• [Given task] Copy out all lines in the data below containing the string "this".

• [Provided data]

%%

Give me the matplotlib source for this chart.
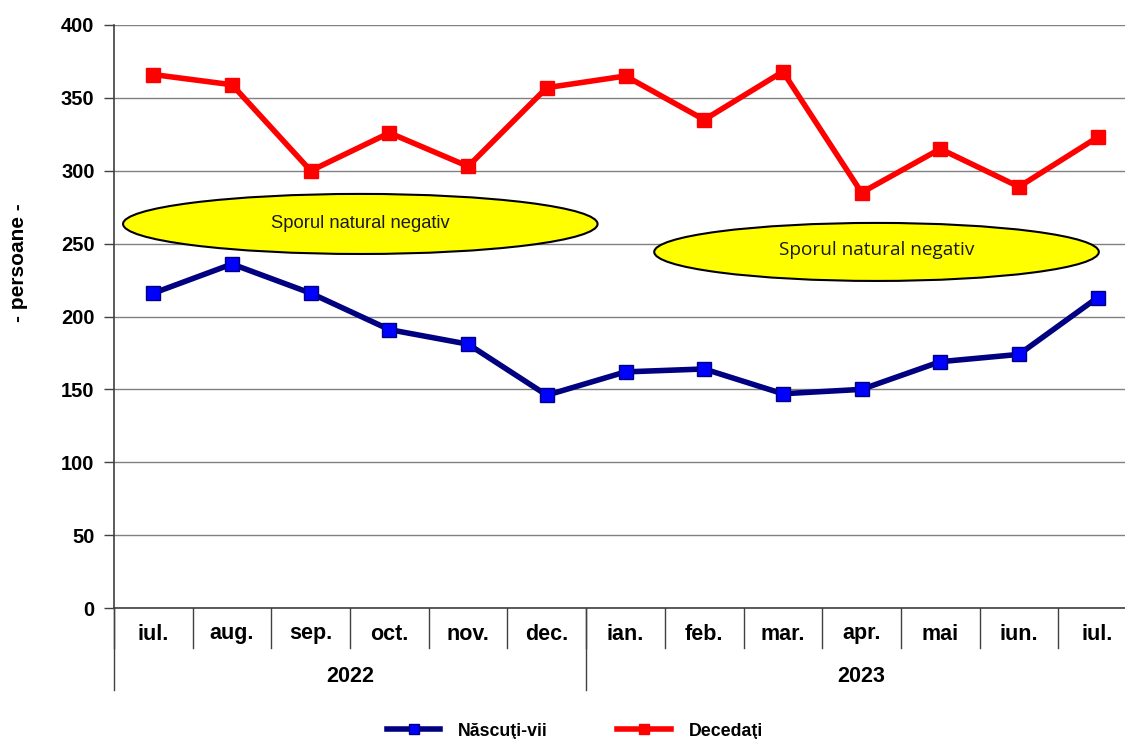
import matplotlib
matplotlib.use("Agg")
import matplotlib.pyplot as plt
from matplotlib.patches import Ellipse
from matplotlib.lines import Line2D

months = ["iul.", "aug.", "sep.", "oct.", "nov.", "dec.", "ian.", "feb.", "mar.", "apr.", "mai", "iun.", "iul."]
years = ["2022", "2023"]
year_counts = [6, 7]
nascuti = [216, 236, 216, 191, 181, 146, 162, 164, 147, 150, 169, 174, 213]
decedati = [366, 359, 300, 326, 303, 357, 365, 335, 368, 285, 315, 289, 323]
yticks = [0, 50, 100, 150, 200, 250, 300, 350, 400]

plt.rcParams['font.family'] = ['Liberation Sans', 'DejaVu Sans']

fig = plt.figure(figsize=(11.25, 7.39), dpi=100)
ax = fig.add_axes([114/1125, 1-608/739, (1137-114)/1125, (608-25)/739])

x = list(range(len(months)))
ax.plot(x, decedati, color="#FF0000", lw=4, marker="s", ms=9.5,
        mfc="#FF0000", mec="#FF0000", zorder=4, solid_joinstyle="miter")
ax.plot(x, nascuti, color="#000080", lw=4, marker="s", ms=9.5,
        mfc="#0000FF", mec="#000080", mew=1, zorder=4, solid_joinstyle="miter")

ax.set_xlim(-0.5, len(months)-0.5)
ax.set_ylim(0, 400)
ax.set_yticks(yticks)
ax.set_yticklabels([str(v) for v in yticks], fontsize=14.5, fontweight="bold")
ax.tick_params(axis="y", direction="out", length=7, width=1, color="#404040", pad=7)
ax.tick_params(axis="x", length=0, labelbottom=False)
ax.grid(axis="y", color="#808080", lw=1)
ax.set_axisbelow(True)
for s in ["top", "right"]:
    ax.spines[s].set_visible(False)
ax.spines["left"].set_color("#404040")
ax.spines["bottom"].set_color("#404040")
ax.spines["left"].set_linewidth(1.2)
ax.spines["bottom"].set_linewidth(1.2)

ax.set_ylabel("- persoane -", fontsize=15, fontweight="bold")
ax.yaxis.set_label_coords((28-114)/1023, (608-263)/583)

# category axis below
trans = ax.get_xaxis_transform()
h_axes = (608-25)
short = -40/h_axes
long = -82/h_axes
for i in range(len(months)+1):
    ax.plot([i-0.5, i-0.5], [0, short], transform=trans, color="#404040", lw=1, clip_on=False)
for i, m in enumerate(months):
    ax.text(i, -26/h_axes, m, transform=trans, ha="center", va="center",
            fontsize=15.5, fontweight="bold")
pos = -0.5
ax.plot([pos, pos], [0, long], transform=trans, color="#404040", lw=1, clip_on=False)
for yr, c in zip(years, year_counts):
    ax.text(pos + c/2, -69/h_axes, yr, transform=trans, ha="center", va="center",
            fontsize=15.5, fontweight="bold")
    pos += c
    ax.plot([pos, pos], [0, long], transform=trans, color="#404040", lw=1, clip_on=False)

# ellipses
e1 = Ellipse((2.63, 263.5), 6.03, 41.2, facecolor="#FFFF00", edgecolor="black", lw=1.5, zorder=3)
e2 = Ellipse((9.19, 244.3), 5.65, 39.8, facecolor="#FFFF00", edgecolor="black", lw=1.5, zorder=3)
ax.add_patch(e1)
ax.add_patch(e2)
ax.text(2.63, 263.5, "Sporul natural negativ", ha="center", va="center", fontsize=13.2, zorder=5,
        color="#1a1a1a")
ax.text(9.19, 245.5, "Sporul natural negativ", ha="center", va="center", fontsize=13.7, zorder=5,
        family=["Open Sans", "DejaVu Sans"], color="#1a1a1a")

# legend
h1 = Line2D([], [], color="#000080", lw=4, marker="s", ms=7, mfc="#0000FF", mec="#000080")
h2 = Line2D([], [], color="#FF0000", lw=4, marker="s", ms=7, mfc="#FF0000", mec="#FF0000")
fig.legend([h1, h2], ["Născuţi-vii", "Decedaţi"], loc="center", bbox_to_anchor=(0.511, 1-731/739),
           ncol=2, frameon=False, prop={"weight": "bold", "size": 12.8}, handlelength=3.0,
           columnspacing=3.9, handletextpad=1.0)

fig.savefig("out.png", dpi=100)
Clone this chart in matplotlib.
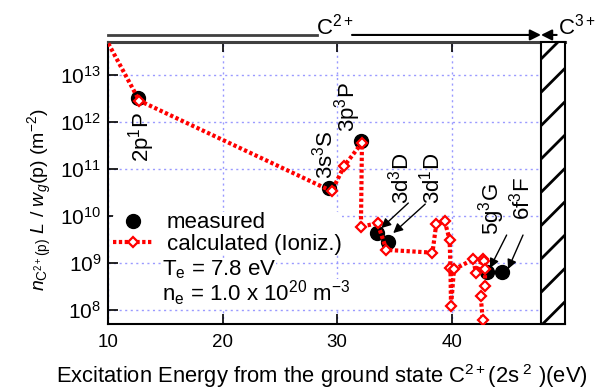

%%

• [Task output]
Give me the matplotlib source for this chart.
Clone this chart in matplotlib.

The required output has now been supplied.